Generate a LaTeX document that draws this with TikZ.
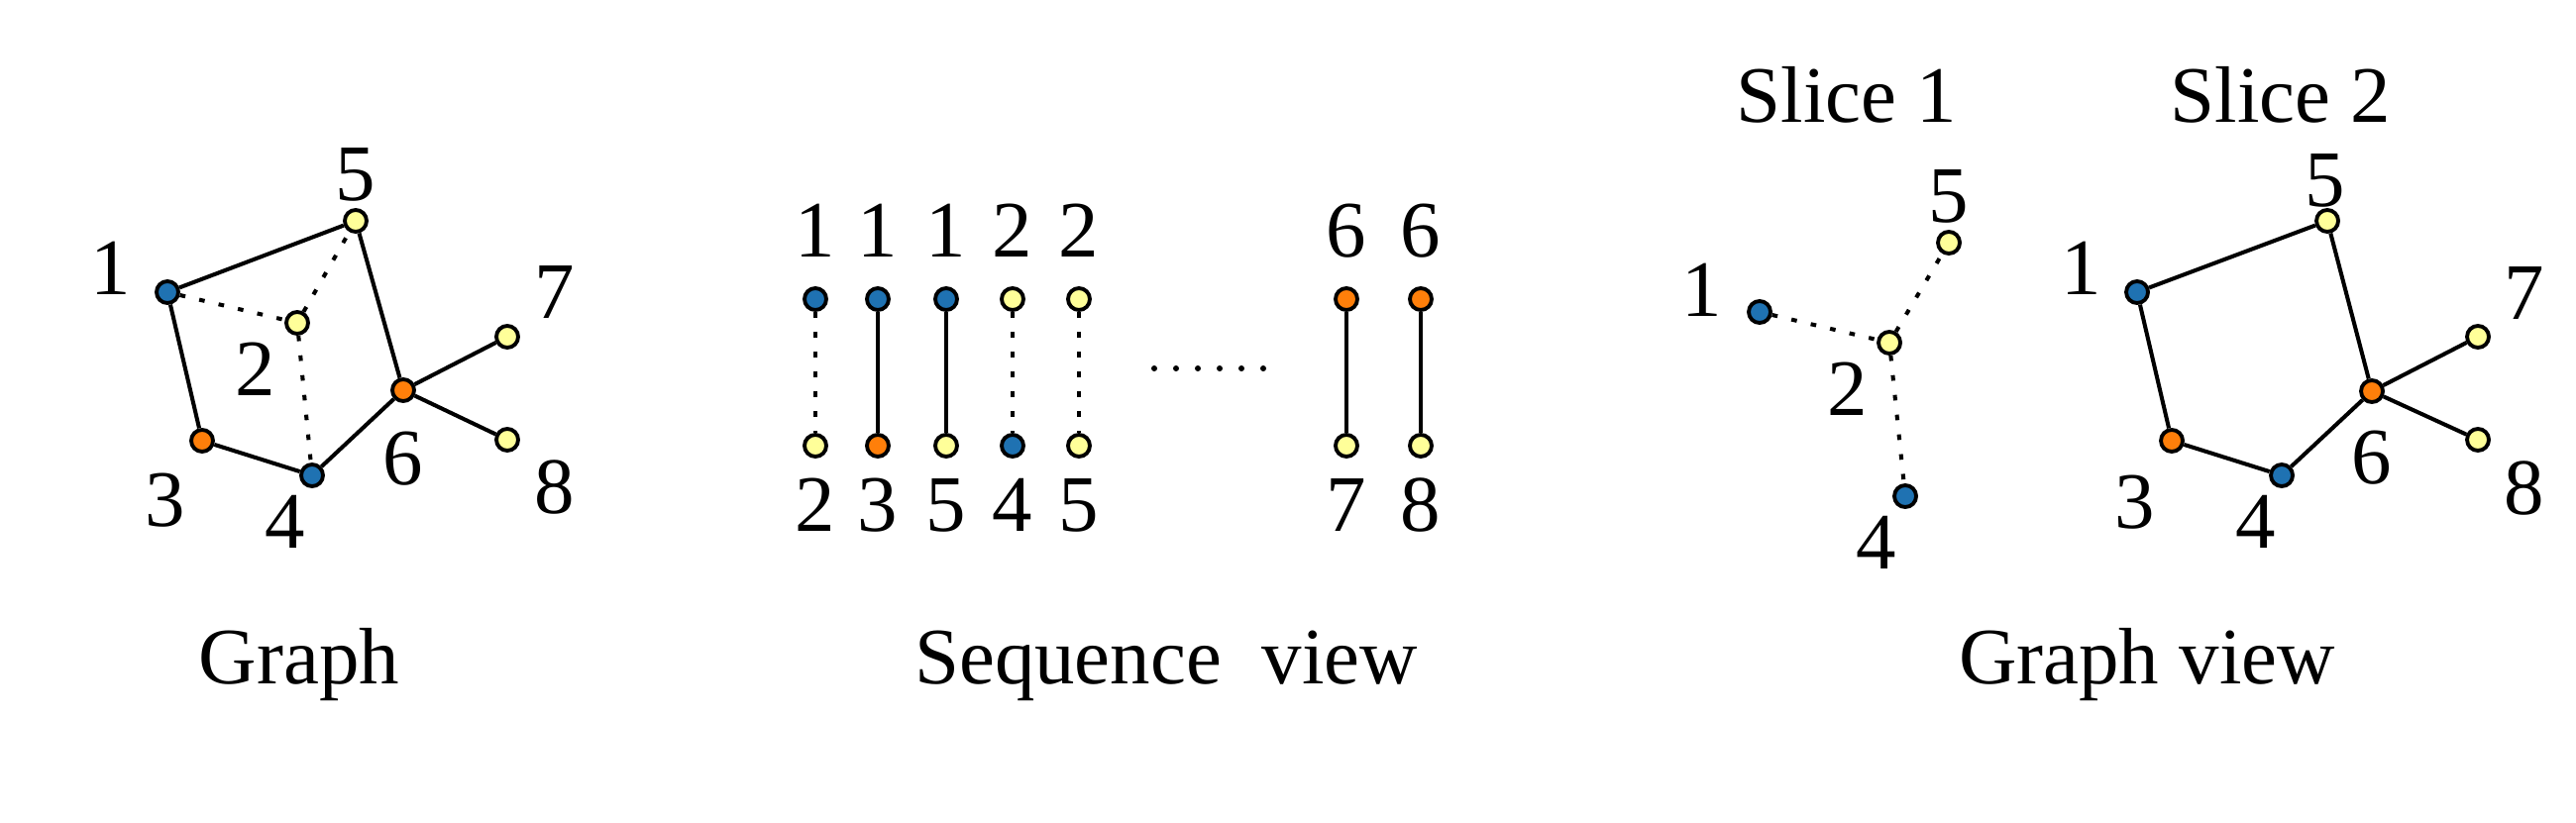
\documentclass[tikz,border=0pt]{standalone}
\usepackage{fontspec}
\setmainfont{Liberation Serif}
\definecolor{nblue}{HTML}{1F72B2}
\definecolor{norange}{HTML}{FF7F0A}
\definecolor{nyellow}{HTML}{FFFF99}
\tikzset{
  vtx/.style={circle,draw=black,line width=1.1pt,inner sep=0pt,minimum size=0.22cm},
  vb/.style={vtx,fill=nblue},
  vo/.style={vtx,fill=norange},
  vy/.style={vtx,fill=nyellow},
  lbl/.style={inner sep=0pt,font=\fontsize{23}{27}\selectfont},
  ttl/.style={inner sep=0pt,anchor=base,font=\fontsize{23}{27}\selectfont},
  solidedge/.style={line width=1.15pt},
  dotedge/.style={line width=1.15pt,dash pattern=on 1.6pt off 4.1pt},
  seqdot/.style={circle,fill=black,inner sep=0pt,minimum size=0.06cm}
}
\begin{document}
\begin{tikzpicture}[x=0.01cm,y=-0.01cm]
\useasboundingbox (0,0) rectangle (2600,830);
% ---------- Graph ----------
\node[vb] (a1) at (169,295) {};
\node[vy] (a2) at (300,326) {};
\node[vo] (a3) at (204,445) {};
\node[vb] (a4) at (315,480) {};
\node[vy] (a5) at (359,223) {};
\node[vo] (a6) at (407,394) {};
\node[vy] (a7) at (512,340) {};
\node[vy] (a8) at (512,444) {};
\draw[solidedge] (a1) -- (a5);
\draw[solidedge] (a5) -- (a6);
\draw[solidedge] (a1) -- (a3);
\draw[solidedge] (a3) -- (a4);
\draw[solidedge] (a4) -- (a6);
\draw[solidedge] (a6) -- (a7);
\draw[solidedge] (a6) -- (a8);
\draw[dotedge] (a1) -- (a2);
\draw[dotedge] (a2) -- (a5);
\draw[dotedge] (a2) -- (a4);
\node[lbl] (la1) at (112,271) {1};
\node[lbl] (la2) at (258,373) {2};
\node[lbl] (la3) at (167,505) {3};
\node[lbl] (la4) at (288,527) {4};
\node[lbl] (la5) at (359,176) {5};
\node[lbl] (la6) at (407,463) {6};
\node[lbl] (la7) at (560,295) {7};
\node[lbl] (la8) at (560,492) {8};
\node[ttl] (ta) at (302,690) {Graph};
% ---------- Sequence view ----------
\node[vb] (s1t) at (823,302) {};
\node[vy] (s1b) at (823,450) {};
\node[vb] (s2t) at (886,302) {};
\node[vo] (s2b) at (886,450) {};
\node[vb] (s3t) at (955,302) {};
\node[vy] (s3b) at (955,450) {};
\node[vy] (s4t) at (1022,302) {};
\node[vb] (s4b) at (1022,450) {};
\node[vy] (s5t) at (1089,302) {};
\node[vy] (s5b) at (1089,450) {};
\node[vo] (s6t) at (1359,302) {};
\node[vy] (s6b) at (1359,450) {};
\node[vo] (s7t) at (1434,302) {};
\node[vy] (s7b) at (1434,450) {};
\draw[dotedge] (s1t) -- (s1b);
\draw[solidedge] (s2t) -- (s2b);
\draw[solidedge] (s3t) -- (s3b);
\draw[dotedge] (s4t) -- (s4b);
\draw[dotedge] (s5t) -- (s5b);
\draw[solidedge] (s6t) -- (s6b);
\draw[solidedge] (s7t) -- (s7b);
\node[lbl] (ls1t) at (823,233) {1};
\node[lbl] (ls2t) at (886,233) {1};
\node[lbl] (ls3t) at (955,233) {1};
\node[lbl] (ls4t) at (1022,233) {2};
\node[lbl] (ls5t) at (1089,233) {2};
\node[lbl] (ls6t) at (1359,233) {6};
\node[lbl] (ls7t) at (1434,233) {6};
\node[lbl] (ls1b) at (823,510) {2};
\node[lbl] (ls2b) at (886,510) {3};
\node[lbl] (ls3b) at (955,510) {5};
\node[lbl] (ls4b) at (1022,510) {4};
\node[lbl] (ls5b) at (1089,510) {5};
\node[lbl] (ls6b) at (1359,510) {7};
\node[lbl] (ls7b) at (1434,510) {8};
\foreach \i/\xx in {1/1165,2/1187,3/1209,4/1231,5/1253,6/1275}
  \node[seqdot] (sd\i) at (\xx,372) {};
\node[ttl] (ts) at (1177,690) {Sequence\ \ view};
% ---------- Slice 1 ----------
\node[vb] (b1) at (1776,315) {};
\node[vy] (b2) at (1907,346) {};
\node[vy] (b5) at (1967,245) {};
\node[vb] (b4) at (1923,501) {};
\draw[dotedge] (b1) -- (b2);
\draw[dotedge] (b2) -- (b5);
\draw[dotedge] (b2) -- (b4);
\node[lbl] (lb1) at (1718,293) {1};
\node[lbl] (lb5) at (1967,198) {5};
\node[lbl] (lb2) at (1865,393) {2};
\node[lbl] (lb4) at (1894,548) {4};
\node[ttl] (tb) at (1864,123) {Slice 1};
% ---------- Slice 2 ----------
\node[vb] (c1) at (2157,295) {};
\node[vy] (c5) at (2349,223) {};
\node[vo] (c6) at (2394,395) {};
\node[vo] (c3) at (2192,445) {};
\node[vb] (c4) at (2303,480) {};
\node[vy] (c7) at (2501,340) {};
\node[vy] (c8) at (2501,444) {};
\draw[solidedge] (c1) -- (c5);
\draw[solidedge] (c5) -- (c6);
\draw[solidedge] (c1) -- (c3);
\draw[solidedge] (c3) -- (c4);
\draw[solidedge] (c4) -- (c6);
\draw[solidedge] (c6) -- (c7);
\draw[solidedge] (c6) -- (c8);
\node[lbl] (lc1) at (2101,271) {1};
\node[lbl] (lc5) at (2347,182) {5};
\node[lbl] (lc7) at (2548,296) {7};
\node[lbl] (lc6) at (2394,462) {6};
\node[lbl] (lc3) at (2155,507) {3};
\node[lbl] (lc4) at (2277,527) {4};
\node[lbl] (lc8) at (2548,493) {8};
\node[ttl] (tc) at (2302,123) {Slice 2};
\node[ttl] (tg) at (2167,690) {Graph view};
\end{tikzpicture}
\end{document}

- _Your goal_:
From the data above, write out everything exactly except the pictures.

- _Result_:
Generate a LaTeX document that draws this with TikZ.
\documentclass[tikz,border=0pt]{standalone}
\usepackage{fontspec}
\setmainfont{Liberation Serif}
\definecolor{nblue}{HTML}{1F72B2}
\definecolor{norange}{HTML}{FF7F0A}
\definecolor{nyellow}{HTML}{FFFF99}
\tikzset{
  vtx/.style={circle,draw=black,line width=1.1pt,inner sep=0pt,minimum size=0.22cm},
  vb/.style={vtx,fill=nblue},
  vo/.style={vtx,fill=norange},
  vy/.style={vtx,fill=nyellow},
  lbl/.style={inner sep=0pt,font=\fontsize{23}{27}\selectfont},
  ttl/.style={inner sep=0pt,anchor=base,font=\fontsize{23}{27}\selectfont},
  solidedge/.style={line width=1.15pt},
  dotedge/.style={line width=1.15pt,dash pattern=on 1.6pt off 4.1pt},
  seqdot/.style={circle,fill=black,inner sep=0pt,minimum size=0.06cm}
}
\begin{document}
\begin{tikzpicture}[x=0.01cm,y=-0.01cm]
\useasboundingbox (0,0) rectangle (2600,830);
% ---------- Graph ----------
\node[vb] (a1) at (169,295) {};
\node[vy] (a2) at (300,326) {};
\node[vo] (a3) at (204,445) {};
\node[vb] (a4) at (315,480) {};
\node[vy] (a5) at (359,223) {};
\node[vo] (a6) at (407,394) {};
\node[vy] (a7) at (512,340) {};
\node[vy] (a8) at (512,444) {};
\draw[solidedge] (a1) -- (a5);
\draw[solidedge] (a5) -- (a6);
\draw[solidedge] (a1) -- (a3);
\draw[solidedge] (a3) -- (a4);
\draw[solidedge] (a4) -- (a6);
\draw[solidedge] (a6) -- (a7);
\draw[solidedge] (a6) -- (a8);
\draw[dotedge] (a1) -- (a2);
\draw[dotedge] (a2) -- (a5);
\draw[dotedge] (a2) -- (a4);
\node[lbl] (la1) at (112,271) {1};
\node[lbl] (la2) at (258,373) {2};
\node[lbl] (la3) at (167,505) {3};
\node[lbl] (la4) at (288,527) {4};
\node[lbl] (la5) at (359,176) {5};
\node[lbl] (la6) at (407,463) {6};
\node[lbl] (la7) at (560,295) {7};
\node[lbl] (la8) at (560,492) {8};
\node[ttl] (ta) at (302,690) {Graph};
% ---------- Sequence view ----------
\node[vb] (s1t) at (823,302) {};
\node[vy] (s1b) at (823,450) {};
\node[vb] (s2t) at (886,302) {};
\node[vo] (s2b) at (886,450) {};
\node[vb] (s3t) at (955,302) {};
\node[vy] (s3b) at (955,450) {};
\node[vy] (s4t) at (1022,302) {};
\node[vb] (s4b) at (1022,450) {};
\node[vy] (s5t) at (1089,302) {};
\node[vy] (s5b) at (1089,450) {};
\node[vo] (s6t) at (1359,302) {};
\node[vy] (s6b) at (1359,450) {};
\node[vo] (s7t) at (1434,302) {};
\node[vy] (s7b) at (1434,450) {};
\draw[dotedge] (s1t) -- (s1b);
\draw[solidedge] (s2t) -- (s2b);
\draw[solidedge] (s3t) -- (s3b);
\draw[dotedge] (s4t) -- (s4b);
\draw[dotedge] (s5t) -- (s5b);
\draw[solidedge] (s6t) -- (s6b);
\draw[solidedge] (s7t) -- (s7b);
\node[lbl] (ls1t) at (823,233) {1};
\node[lbl] (ls2t) at (886,233) {1};
\node[lbl] (ls3t) at (955,233) {1};
\node[lbl] (ls4t) at (1022,233) {2};
\node[lbl] (ls5t) at (1089,233) {2};
\node[lbl] (ls6t) at (1359,233) {6};
\node[lbl] (ls7t) at (1434,233) {6};
\node[lbl] (ls1b) at (823,510) {2};
\node[lbl] (ls2b) at (886,510) {3};
\node[lbl] (ls3b) at (955,510) {5};
\node[lbl] (ls4b) at (1022,510) {4};
\node[lbl] (ls5b) at (1089,510) {5};
\node[lbl] (ls6b) at (1359,510) {7};
\node[lbl] (ls7b) at (1434,510) {8};
\foreach \i/\xx in {1/1165,2/1187,3/1209,4/1231,5/1253,6/1275}
  \node[seqdot] (sd\i) at (\xx,372) {};
\node[ttl] (ts) at (1177,690) {Sequence\ \ view};
% ---------- Slice 1 ----------
\node[vb] (b1) at (1776,315) {};
\node[vy] (b2) at (1907,346) {};
\node[vy] (b5) at (1967,245) {};
\node[vb] (b4) at (1923,501) {};
\draw[dotedge] (b1) -- (b2);
\draw[dotedge] (b2) -- (b5);
\draw[dotedge] (b2) -- (b4);
\node[lbl] (lb1) at (1718,293) {1};
\node[lbl] (lb5) at (1967,198) {5};
\node[lbl] (lb2) at (1865,393) {2};
\node[lbl] (lb4) at (1894,548) {4};
\node[ttl] (tb) at (1864,123) {Slice 1};
% ---------- Slice 2 ----------
\node[vb] (c1) at (2157,295) {};
\node[vy] (c5) at (2349,223) {};
\node[vo] (c6) at (2394,395) {};
\node[vo] (c3) at (2192,445) {};
\node[vb] (c4) at (2303,480) {};
\node[vy] (c7) at (2501,340) {};
\node[vy] (c8) at (2501,444) {};
\draw[solidedge] (c1) -- (c5);
\draw[solidedge] (c5) -- (c6);
\draw[solidedge] (c1) -- (c3);
\draw[solidedge] (c3) -- (c4);
\draw[solidedge] (c4) -- (c6);
\draw[solidedge] (c6) -- (c7);
\draw[solidedge] (c6) -- (c8);
\node[lbl] (lc1) at (2101,271) {1};
\node[lbl] (lc5) at (2347,182) {5};
\node[lbl] (lc7) at (2548,296) {7};
\node[lbl] (lc6) at (2394,462) {6};
\node[lbl] (lc3) at (2155,507) {3};
\node[lbl] (lc4) at (2277,527) {4};
\node[lbl] (lc8) at (2548,493) {8};
\node[ttl] (tc) at (2302,123) {Slice 2};
\node[ttl] (tg) at (2167,690) {Graph view};
\end{tikzpicture}
\end{document}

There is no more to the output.